Objective
Using the records that follow, reproduce exactly the lines starting at the line containing "Write a Python" and ending at the line containing "on_density = [0.09, 0.16, 0.24, 0.33, 0.42, 0.36, 0.29]". Include both end lines and no pictures.

Plotting code records
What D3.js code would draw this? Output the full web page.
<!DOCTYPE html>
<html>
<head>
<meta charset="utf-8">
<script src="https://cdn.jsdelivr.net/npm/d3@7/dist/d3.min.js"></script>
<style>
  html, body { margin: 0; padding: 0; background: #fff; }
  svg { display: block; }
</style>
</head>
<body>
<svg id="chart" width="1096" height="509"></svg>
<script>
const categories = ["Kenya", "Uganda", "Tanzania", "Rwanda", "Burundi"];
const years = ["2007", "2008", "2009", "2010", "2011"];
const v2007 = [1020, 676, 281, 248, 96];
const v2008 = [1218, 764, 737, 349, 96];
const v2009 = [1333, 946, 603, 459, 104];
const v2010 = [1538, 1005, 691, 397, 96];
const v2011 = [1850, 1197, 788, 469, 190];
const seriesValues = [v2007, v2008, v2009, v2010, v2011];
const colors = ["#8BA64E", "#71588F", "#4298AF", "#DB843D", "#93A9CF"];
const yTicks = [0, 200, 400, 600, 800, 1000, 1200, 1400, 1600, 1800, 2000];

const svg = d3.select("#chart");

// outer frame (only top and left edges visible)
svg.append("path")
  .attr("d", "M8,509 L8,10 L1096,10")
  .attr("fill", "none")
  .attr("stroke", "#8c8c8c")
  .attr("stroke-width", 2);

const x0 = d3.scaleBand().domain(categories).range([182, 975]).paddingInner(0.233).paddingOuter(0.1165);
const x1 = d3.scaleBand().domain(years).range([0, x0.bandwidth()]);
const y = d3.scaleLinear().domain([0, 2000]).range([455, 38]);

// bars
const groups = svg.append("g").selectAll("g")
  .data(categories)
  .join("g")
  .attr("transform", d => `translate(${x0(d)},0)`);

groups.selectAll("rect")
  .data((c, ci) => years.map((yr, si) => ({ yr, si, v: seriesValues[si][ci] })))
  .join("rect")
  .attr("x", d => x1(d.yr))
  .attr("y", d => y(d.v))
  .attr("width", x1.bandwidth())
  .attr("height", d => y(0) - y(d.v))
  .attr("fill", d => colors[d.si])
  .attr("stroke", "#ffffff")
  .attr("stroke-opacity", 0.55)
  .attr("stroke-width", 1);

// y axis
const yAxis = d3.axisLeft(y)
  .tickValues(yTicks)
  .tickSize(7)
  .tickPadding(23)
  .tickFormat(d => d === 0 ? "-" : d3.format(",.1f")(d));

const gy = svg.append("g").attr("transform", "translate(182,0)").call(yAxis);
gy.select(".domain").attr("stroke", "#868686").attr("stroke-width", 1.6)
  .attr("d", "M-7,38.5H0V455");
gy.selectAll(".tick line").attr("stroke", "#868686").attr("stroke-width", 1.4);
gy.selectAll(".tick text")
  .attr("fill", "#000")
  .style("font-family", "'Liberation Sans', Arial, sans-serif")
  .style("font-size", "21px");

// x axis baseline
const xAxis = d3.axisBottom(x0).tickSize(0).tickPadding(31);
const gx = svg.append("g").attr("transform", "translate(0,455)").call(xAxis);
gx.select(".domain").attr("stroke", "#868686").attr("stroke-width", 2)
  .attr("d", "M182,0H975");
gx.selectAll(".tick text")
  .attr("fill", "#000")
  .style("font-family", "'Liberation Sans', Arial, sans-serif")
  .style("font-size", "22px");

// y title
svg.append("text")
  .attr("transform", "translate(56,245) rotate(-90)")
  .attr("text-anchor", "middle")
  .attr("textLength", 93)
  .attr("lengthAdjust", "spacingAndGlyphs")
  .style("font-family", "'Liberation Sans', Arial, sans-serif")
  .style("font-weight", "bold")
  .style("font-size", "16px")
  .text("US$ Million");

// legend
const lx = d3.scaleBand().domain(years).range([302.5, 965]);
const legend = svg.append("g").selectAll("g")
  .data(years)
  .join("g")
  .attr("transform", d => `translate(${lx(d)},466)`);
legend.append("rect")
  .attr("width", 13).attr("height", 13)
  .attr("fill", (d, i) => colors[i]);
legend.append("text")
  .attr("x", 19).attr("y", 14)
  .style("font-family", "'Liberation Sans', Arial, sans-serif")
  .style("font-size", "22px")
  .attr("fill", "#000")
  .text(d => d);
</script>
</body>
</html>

...

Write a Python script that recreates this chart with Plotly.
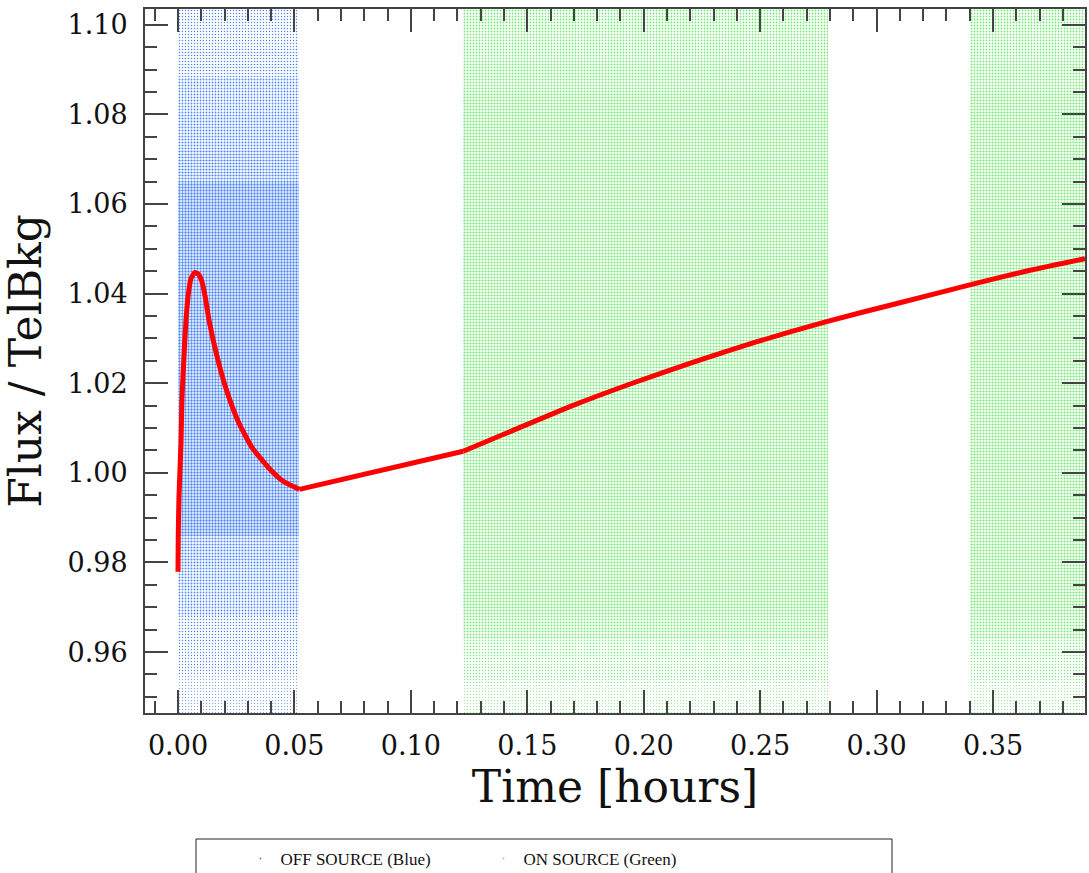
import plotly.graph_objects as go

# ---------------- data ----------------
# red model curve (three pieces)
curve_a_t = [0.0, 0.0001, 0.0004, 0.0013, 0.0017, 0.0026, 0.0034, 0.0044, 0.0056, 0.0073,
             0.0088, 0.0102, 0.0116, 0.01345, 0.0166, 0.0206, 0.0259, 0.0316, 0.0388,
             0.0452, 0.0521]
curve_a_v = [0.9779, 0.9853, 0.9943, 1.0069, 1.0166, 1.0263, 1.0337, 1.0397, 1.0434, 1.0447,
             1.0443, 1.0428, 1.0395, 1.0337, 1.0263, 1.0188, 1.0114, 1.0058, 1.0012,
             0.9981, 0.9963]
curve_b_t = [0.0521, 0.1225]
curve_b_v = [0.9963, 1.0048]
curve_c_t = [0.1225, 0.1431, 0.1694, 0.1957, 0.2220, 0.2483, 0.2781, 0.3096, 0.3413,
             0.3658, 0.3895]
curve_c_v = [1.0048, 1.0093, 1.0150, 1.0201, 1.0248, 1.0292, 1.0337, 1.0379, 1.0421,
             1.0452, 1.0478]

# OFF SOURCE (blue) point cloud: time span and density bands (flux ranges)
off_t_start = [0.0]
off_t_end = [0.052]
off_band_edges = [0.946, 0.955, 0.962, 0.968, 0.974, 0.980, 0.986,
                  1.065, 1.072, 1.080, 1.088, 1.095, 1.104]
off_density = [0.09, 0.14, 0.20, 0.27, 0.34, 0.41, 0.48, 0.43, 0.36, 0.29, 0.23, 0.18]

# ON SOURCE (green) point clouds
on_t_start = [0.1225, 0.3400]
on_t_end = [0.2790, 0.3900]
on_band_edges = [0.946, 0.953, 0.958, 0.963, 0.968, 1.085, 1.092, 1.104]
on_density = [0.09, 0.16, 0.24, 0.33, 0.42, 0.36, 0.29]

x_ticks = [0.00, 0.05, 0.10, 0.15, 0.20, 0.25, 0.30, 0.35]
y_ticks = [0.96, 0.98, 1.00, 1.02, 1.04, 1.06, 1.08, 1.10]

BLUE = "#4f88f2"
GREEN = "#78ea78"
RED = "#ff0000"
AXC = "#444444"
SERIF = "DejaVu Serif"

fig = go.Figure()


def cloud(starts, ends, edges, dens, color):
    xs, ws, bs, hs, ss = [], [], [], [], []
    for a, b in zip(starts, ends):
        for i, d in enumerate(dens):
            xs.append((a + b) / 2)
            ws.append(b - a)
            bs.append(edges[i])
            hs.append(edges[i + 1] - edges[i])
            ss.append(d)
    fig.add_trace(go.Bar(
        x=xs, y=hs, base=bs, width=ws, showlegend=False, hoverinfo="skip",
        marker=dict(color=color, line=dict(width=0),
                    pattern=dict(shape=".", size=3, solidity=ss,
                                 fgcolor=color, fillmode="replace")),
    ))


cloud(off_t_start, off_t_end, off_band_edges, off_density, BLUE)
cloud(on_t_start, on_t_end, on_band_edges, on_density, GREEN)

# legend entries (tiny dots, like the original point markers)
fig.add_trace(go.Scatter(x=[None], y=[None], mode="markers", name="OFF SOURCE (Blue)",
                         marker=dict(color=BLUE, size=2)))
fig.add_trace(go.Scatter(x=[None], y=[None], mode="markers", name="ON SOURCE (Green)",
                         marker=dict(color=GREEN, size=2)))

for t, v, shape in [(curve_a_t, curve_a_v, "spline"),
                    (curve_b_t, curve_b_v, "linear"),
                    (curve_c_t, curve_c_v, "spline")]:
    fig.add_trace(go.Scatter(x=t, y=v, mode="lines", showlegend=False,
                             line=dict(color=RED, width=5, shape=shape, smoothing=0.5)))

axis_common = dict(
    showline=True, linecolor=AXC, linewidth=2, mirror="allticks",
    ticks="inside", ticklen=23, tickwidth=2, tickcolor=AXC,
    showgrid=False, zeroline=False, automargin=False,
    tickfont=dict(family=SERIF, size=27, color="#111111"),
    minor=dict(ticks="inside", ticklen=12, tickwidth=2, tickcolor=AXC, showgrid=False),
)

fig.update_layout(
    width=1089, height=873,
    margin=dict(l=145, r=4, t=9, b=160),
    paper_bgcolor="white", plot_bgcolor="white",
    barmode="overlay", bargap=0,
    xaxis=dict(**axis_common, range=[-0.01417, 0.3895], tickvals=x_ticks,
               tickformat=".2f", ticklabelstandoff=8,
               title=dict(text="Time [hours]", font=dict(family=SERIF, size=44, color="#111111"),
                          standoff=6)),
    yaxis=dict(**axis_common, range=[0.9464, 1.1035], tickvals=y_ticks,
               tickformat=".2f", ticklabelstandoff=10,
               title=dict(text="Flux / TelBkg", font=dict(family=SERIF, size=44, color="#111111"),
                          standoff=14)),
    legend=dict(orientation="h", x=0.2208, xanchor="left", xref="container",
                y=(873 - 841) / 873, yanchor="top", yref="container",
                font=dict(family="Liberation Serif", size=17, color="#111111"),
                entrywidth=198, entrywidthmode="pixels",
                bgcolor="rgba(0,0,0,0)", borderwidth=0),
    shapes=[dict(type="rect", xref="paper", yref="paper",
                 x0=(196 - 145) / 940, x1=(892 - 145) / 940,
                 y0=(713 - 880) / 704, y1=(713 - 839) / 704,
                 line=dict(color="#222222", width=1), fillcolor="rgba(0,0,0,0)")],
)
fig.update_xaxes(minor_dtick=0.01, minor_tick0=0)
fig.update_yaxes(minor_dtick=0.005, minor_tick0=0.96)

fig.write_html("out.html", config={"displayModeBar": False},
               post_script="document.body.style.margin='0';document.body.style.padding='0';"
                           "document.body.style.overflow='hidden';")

Output below
Write a Python script that recreates this chart with Plotly.
import plotly.graph_objects as go

# ---------------- data ----------------
# red model curve (three pieces)
curve_a_t = [0.0, 0.0001, 0.0004, 0.0013, 0.0017, 0.0026, 0.0034, 0.0044, 0.0056, 0.0073,
             0.0088, 0.0102, 0.0116, 0.01345, 0.0166, 0.0206, 0.0259, 0.0316, 0.0388,
             0.0452, 0.0521]
curve_a_v = [0.9779, 0.9853, 0.9943, 1.0069, 1.0166, 1.0263, 1.0337, 1.0397, 1.0434, 1.0447,
             1.0443, 1.0428, 1.0395, 1.0337, 1.0263, 1.0188, 1.0114, 1.0058, 1.0012,
             0.9981, 0.9963]
curve_b_t = [0.0521, 0.1225]
curve_b_v = [0.9963, 1.0048]
curve_c_t = [0.1225, 0.1431, 0.1694, 0.1957, 0.2220, 0.2483, 0.2781, 0.3096, 0.3413,
             0.3658, 0.3895]
curve_c_v = [1.0048, 1.0093, 1.0150, 1.0201, 1.0248, 1.0292, 1.0337, 1.0379, 1.0421,
             1.0452, 1.0478]

# OFF SOURCE (blue) point cloud: time span and density bands (flux ranges)
off_t_start = [0.0]
off_t_end = [0.052]
off_band_edges = [0.946, 0.955, 0.962, 0.968, 0.974, 0.980, 0.986,
                  1.065, 1.072, 1.080, 1.088, 1.095, 1.104]
off_density = [0.09, 0.14, 0.20, 0.27, 0.34, 0.41, 0.48, 0.43, 0.36, 0.29, 0.23, 0.18]

# ON SOURCE (green) point clouds
on_t_start = [0.1225, 0.3400]
on_t_end = [0.2790, 0.3900]
on_band_edges = [0.946, 0.953, 0.958, 0.963, 0.968, 1.085, 1.092, 1.104]
on_density = [0.09, 0.16, 0.24, 0.33, 0.42, 0.36, 0.29]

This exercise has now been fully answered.